= YOUR TASK =
Retype exactly what runs from the first line of the data to the line with "import numpy as np", keeping both of those lines and skipping pictures.

-- START OF GIVEN DATA --

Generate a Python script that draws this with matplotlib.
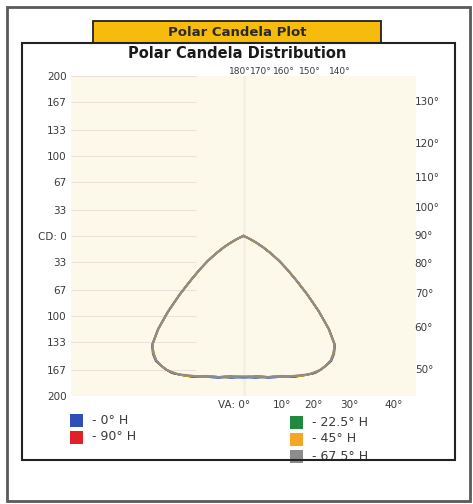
import matplotlib.pyplot as plt
from matplotlib.patches import Rectangle
import numpy as np

# vertical angles (deg, 0 = straight down) and candela per horizontal plane
angles = [0, 2.5, 5, 7.5, 10, 12.5, 15, 17.5, 20, 22.5, 25, 27.5, 30, 32.5, 35,
          37.5, 40, 42.5, 45, 47.5, 50, 52.5, 55, 57.5, 60, 62.5, 65, 67.5, 70]
cd_0h = [177, 177, 178, 178, 180, 181, 182, 184, 187, 189, 191, 193, 193, 192, 191,
         186, 178, 158, 133, 108, 86, 69, 55, 41, 29, 18, 9, 3, 0]
cd_22h = [176, 176, 177, 178, 179, 180, 182, 184, 187, 189, 191, 193, 193, 192, 190,
          185, 177, 158, 133, 108, 86, 69, 55, 41, 29, 18, 9, 3, 0]
cd_45h = [175, 176, 177, 178, 179, 180, 182, 184, 186, 189, 191, 192, 193, 192, 190,
          185, 177, 157, 133, 108, 86, 69, 55, 41, 29, 18, 9, 3, 0]
cd_67h = [176, 176, 177, 178, 179, 180, 181, 184, 186, 188, 191, 192, 193, 192, 190,
          185, 177, 158, 133, 108, 86, 69, 55, 41, 29, 18, 9, 3, 0]
cd_90h = [176, 176, 176, 177, 179, 180, 182, 184, 187, 189, 191, 193, 193, 192, 190,
          185, 177, 158, 133, 108, 86, 69, 55, 41, 29, 18, 9, 3, 0]

series = [('- 0° H', cd_0h, '#2f4fb8'),
          ('- 90° H', cd_90h, '#e3202a'),
          ('- 22.5° H', cd_22h, '#1f8a3c'),
          ('- 45° H', cd_45h, '#f5a623'),
          ('- 67.5° H', cd_67h, '#8c8c8c')]

cd_ticks = [200, 167, 133, 100, 67, 33, 0, -33, -67, -100, -133, -167, -200]
cd_labels = ['200', '167', '133', '100', '67', '33', 'CD: 0',
             '33', '67', '100', '133', '167', '200']
bottom_angles = [10, 20, 30, 40]
right_angles = [130, 120, 110, 100, 90, 80, 70, 60, 50]
top_angles = [180, 170, 160, 150, 140]
top_x = [-5, 22, 50, 83, 120]   # where the chart put these labels, in cd

W, H = 473, 504
fig = plt.figure(figsize=(W / 100, H / 100), dpi=100)
fig.patch.set_facecolor('white')


def box(x0, y0, x1, y1, **kw):
    fig.add_artist(Rectangle((x0 / W, 1 - y1 / H), (x1 - x0) / W, (y1 - y0) / H,
                             transform=fig.transFigure, **kw))


# frames
box(7, 7, 470, 501, fill=False, edgecolor='#5a5a5a', lw=2)
box(22, 43, 455, 460, fill=False, edgecolor='#222222', lw=1.5, zorder=5)
box(93, 21, 381, 43, facecolor='#f7bb0c', edgecolor='#222222', lw=1.3)
fig.text(237 / W, 1 - 32 / H, 'Polar Candela Plot', ha='center', va='center',
         fontsize=9.5, fontweight='bold', color='#2a2a2a')
fig.text(237 / W, 1 - 53 / H, 'Polar Candela Distribution', ha='center', va='center',
         fontsize=10.5, fontweight='bold', color='#1a1a1a')

ax = fig.add_axes([70.7 / W, 1 - 396 / H, 345.6 / W, 320 / H])
ax.set_xlim(-216, 216)
ax.set_ylim(-200, 200)
ax.set_facecolor('#fcf9ea')
for s in ax.spines.values():
    s.set_visible(False)
ax.set_xticks([])
ax.set_yticks(cd_ticks)
ax.set_yticklabels(cd_labels, fontsize=7.5, color='#3a3a3a')
ax.tick_params(axis='y', length=0, pad=3)

# faint grid
ax.hlines(cd_ticks, -216, -60, color='#ebe0da', lw=0.8, zorder=1)
ax.axvline(0, color='#f4f0e4', lw=2, zorder=1)

# curves, mirrored for the opposite plane
th = np.radians(angles)
for name, vals, col in series:
    r = np.array(vals, dtype=float)
    x = np.concatenate([-(r * np.sin(th))[::-1], r * np.sin(th)])
    y = np.concatenate([-(r * np.cos(th))[::-1], -r * np.cos(th)])
    ax.plot(x, y, color=col, lw=1.4, zorder=3)

lab = dict(fontsize=7.5, color='#3a3a3a', va='center', clip_on=False)
ax.text(-12, -211, 'VA: 0°', ha='center', **lab)
for a in bottom_angles:
    ax.text(210 * np.tan(np.radians(a)), -211, f'{a}°', ha='left', **lab)
for a in right_angles:
    ax.text(214, -200 / np.tan(np.radians(a)), f'{a}°', ha='left', **lab)
top_lab = dict(lab, fontsize=6.5)
for a, tx in zip(top_angles, top_x):
    ax.text(tx, 206, f'{a}°', ha='center', **top_lab)

# legend
leg_pos = [(70, 420), (70, 437), (290, 422), (290, 439), (290, 456)]
for (name, vals, col), (lx, ly) in zip(series, leg_pos):
    box(lx, ly - 6.5, lx + 13, ly + 6.5, facecolor=col, edgecolor='none')
    fig.text((lx + 22) / W, 1 - ly / H, name, ha='left', va='center',
             fontsize=9, color='#3a3a3a')

fig.savefig('out.png', dpi=100)
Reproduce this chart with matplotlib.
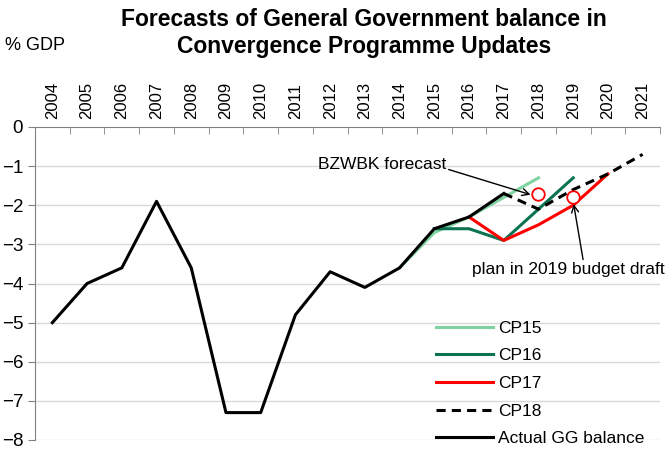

-- END OF GIVEN DATA --

= OUTPUT OF THE EXERCISE =
Generate a Python script that draws this with matplotlib.
import matplotlib.pyplot as plt
from matplotlib.patches import Rectangle
import numpy as np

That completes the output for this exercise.